我爹也很有钱。李滨说,我爹原来是个医生,中专毕业后做了乡村医生。他不想做乡村医生,开了家医药公司,赚了很多钱,把家搬到了城里。他小时候,有一个梦,想读大学,他非常喜欢音乐。我爹说,小时候,他爹没钱,抓黄鳝卖钱供他上学。我爹赚了钱,他说不会让我像他小时候一样憋屈。我三岁时,我爹送我到上海最好的音乐教授那里上课。我十五岁的时候,我爹花钱给我开了一个像模像样的音乐会。
他爹是开大轮船的,老妇人说。他也跟你爹一样,愿意在儿子身上花钱,为了儿子能够出人头地,他一点也不吝惜钱财。
我不喜欢爹用钱为我铺的路,李滨说,但是,我还是考取了他最喜欢的那所音乐学院。
我儿子也很出色,老妇人说,在他那个年龄该得的奖几乎全部得到了。其实,我儿子也不喜欢他爹让他这样,很叛逆。
我让我爹失望了,李滨说,我闯了祸,天大的祸。我知道我做的事让我爹很“悲催”,我成了全家的“杯具”。
我儿子也闯了大祸,老妇人说,闯了大祸,他还不醒悟,满世界逃亡。他爹没办法,只能满世界去找他,结果在一处断崖边出了车祸,永远地去了。一句话也没有给我留下。
不好意思,我问下,阿姨,你儿子现在怎样了?李滨问。
怎样了,我不知道。老妇人说,我也懒得知道,我原本一直想儿子,结果住了二十多年精神病院。现在我不想了,医生说了,没病了,可以回家了。
李滨说,阿姨,你让我一个人在房间里打几个电话,行不?
老妇人退出了房间。李滨拨通了家里的电话,电话里传来娘的声音,嘶哑、苍老,显得有些陌生,李滨没有说一句话,默默地挂了。接着,李滨拨了一个短号:110。
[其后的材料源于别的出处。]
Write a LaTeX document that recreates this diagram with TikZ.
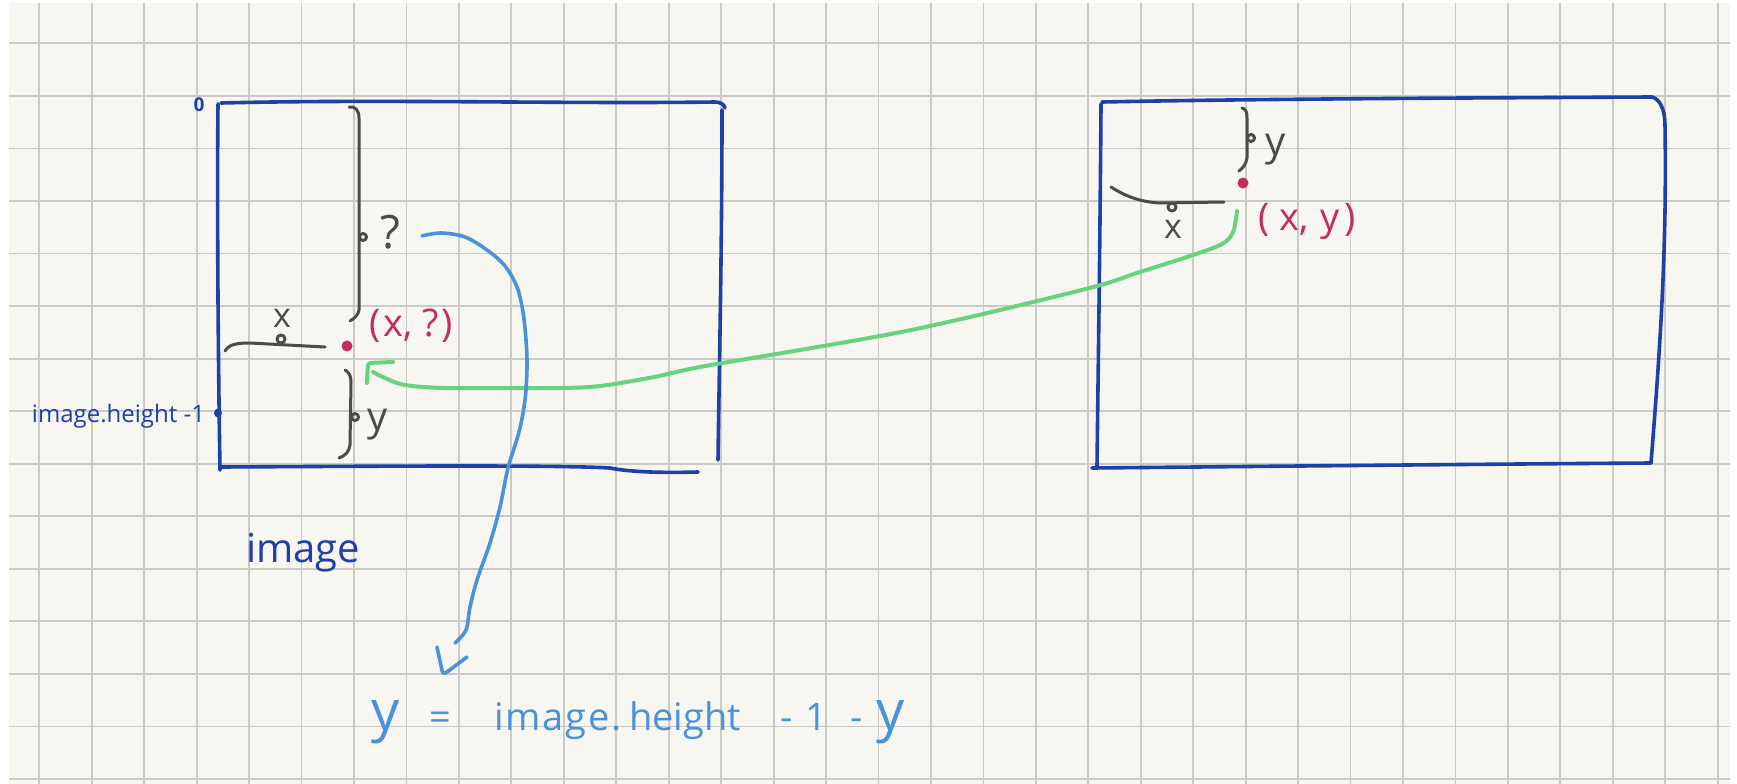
\documentclass[tikz,border=0pt]{standalone}
\usepackage{fontspec}
\setmainfont{Open Sans}
\definecolor{paper}{RGB}{247,246,241}
\definecolor{gridc}{RGB}{204,202,198}
\definecolor{rectblue}{RGB}{30,64,170}
\definecolor{pengray}{RGB}{74,76,76}
\definecolor{penred}{RGB}{196,46,92}
\definecolor{pengreen}{RGB}{104,211,126}
\definecolor{penblue}{RGB}{74,146,218}
\newcommand{\myfs}[1]{\fontsize{#1}{#1}\selectfont}
\begin{document}
\begin{tikzpicture}[x=1pt,y=-1pt,
  rect/.style={draw=rectblue,line width=3.6pt,line cap=round,line join=round},
  graypen/.style={draw=pengray,line width=3pt,line cap=round,line join=round},
  greenpen/.style={draw=pengreen,line width=4pt,line cap=round,line join=round},
  bluepen/.style={draw=penblue,line width=3.6pt,line cap=round,line join=round},
  gridline/.style={draw=gridc,line width=1.8pt},
  lbl/.style={inner sep=0pt,outer sep=0pt},
  formula/.style={lbl,text=penblue,font=\myfs{38},anchor=base west},
  reddot/.style={circle,fill=penred,inner sep=0pt,minimum size=11pt},
]
\useasboundingbox (0,0) rectangle (1737,784);
\fill[white] (0,0) rectangle (1737,784);
\fill[paper] (9,3) rectangle (1730,784);
\foreach \k in {0,...,32} { \draw[gridline] ({39.3+52.45*\k},3) -- ({39.3+52.45*\k},784); }
\foreach \k in {0,...,14} { \draw[gridline] (9,{43.3+52.55*\k}) -- (1730,{43.3+52.55*\k}); }

% ---------- left rectangle ----------
\draw[rect] (218,104) .. controls (217,200) and (218,350) .. (220,470);
\draw[rect] (221,103) .. controls (380,99) and (560,104) .. (715,102) .. controls (720,102) and (724,104) .. (725,108);
\draw[rect] (722,110) .. controls (722,250) and (719,380) .. (718,460);
\draw[rect] (221,467) .. controls (400,466) and (560,465) .. (610,468) .. controls (630,472) and (660,473) .. (698,472);
\fill[rectblue] (218,413) ellipse (4pt and 4.5pt);

% ---------- right rectangle ----------
\draw[rect] (1101,104) .. controls (1100,250) and (1098,380) .. (1097,466);
\draw[rect] (1102,102) .. controls (1250,99) and (1450,98) .. (1652,97) .. controls (1660,99) and (1665,110) .. (1665,125) .. controls (1667,250) and (1660,350) .. (1651,463);
\draw[rect] (1092,468) .. controls (1300,466) and (1500,464) .. (1651,463);

% ---------- labels ----------
\node[lbl,text=rectblue,font=\myfs{19}\bfseries] (zero) at (199,105) {0};
\node[lbl,text=rectblue,font=\myfs{24},anchor=base east] (hlbl) at (205,422) {image.height -1};
\node[lbl,text=rectblue,font=\myfs{40},anchor=base west] (imglbl) at (246,562) {image};

% ---------- left braces ----------
\draw[graypen] (349,107) .. controls (355,106) and (359,110) .. (359,118) -- (359,310) .. controls (358,315) and (355,318) .. (350,321);
\draw[graypen] (363,237) circle (3.5pt);
\node[lbl,text=pengray,font=\myfs{46}] (qm) at (390,232) {?};
\draw[graypen] (225,351) .. controls (229,344) and (238,343) .. (250,343) -- (325,347);
\draw[graypen] (281,339) circle (4pt);
\node[lbl,text=pengray,font=\myfs{34}] (xl) at (282,318) {x};
\draw[graypen] (345,370) .. controls (349,372) and (351,376) .. (351,382) -- (350,445) .. controls (349,452) and (345,456) .. (339,458);
\draw[graypen] (355,417) circle (3.5pt);
\node[lbl,text=pengray,font=\myfs{40},anchor=base west] (yl) at (367,430) {y};

% ---------- right braces ----------
\draw[graypen] (1242,108) .. controls (1246,109) and (1247,112) .. (1247,118) -- (1247,158) .. controls (1246,164) and (1243,168) .. (1239,171);
\draw[graypen] (1251,138) circle (3.5pt);
\node[lbl,text=pengray,font=\myfs{40},anchor=base west] (yr) at (1265,155) {y};
\draw[graypen] (1111,187) .. controls (1125,196) and (1140,202) .. (1160,203) -- (1224,202);
\draw[graypen] (1172,207) circle (4pt);
\node[lbl,text=pengray,font=\myfs{34}] (xr) at (1173,229) {x};

% ---------- points ----------
\node[reddot] (dotL) at (347,346) {};
\node[reddot] (dotR) at (1243,183) {};
\node[lbl,text=penred,font=\myfs{38},anchor=base west] (ptL) at (369,336) {(\hspace{3pt}x,\hspace{10pt}?\hspace{3pt})};
\node[lbl,text=penred,font=\myfs{38},anchor=base west] (ptR) at (1258,230) {(\hspace{10pt}x,\hspace{12pt}y\hspace{5pt})};

% ---------- green connector ----------
\coordinate (gR) at (1237,211);
\coordinate (gL) at (373,372);
\draw[greenpen] plot[smooth,tension=0.55] coordinates {(gR) (1233,232) (1222,244) (1190,256) (1140,272) (1097,286) (1000,310) (930,326) (880,336) (800,350) (700,367) (654,377) (600,386) (560,388) (500,388) (443,388) (405,385) (385,378) (gL)};
\draw[greenpen,rounded corners=3pt] (367,383) -- (368,363) -- (393,362);

% ---------- blue connector ----------
\coordinate (bS) at (422,236);
\coordinate (bE) at (455,643);
\draw[bluepen] plot[smooth,tension=0.55] coordinates {(bS) (441,233) (465,237) (487,250) (505,266) (517,287) (523,312) (526,340) (527,367) (525,400) (519,432) (508,468) (500,507) (490,543) (477,580) (470,607) (466,630) (bE)};
\draw[bluepen,rounded corners=4pt] (437,647) -- (443,675) -- (467,657);

% ---------- formula ----------
\node[formula,font=\myfs{56}] (fy1) at (371,730) {y};
\node[formula] (feq) at (429,730) {=};
\node[formula,font=\myfs{38}\addfontfeature{LetterSpace=5}] (fimg) at (494,730) {image.};
\node[formula] (fheight) at (629,730) {height};
\node[formula] (fm1) at (780,730) {-};
\node[formula] (fone) at (805,730) {1};
\node[formula] (fm2) at (850,730) {-};
\node[formula,font=\myfs{56}] (fy2) at (876,730) {y};
\end{tikzpicture}
\end{document}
半晌,李滨艰难地走进客厅,手里小心地拿着那支玉箫,见老妇人坐在客厅里怔怔地发呆,征询说,阿姨,临走前,我能够为您吹一支我自己写的箫曲不?
老妇人木木地点点头。
李滨吹着吹着,老妇人哭了。
最后,李滨是警车带走的。据说,警车是循着小区里凌晨时低沉、凄婉的箫声,找到了逃亡中的李滨。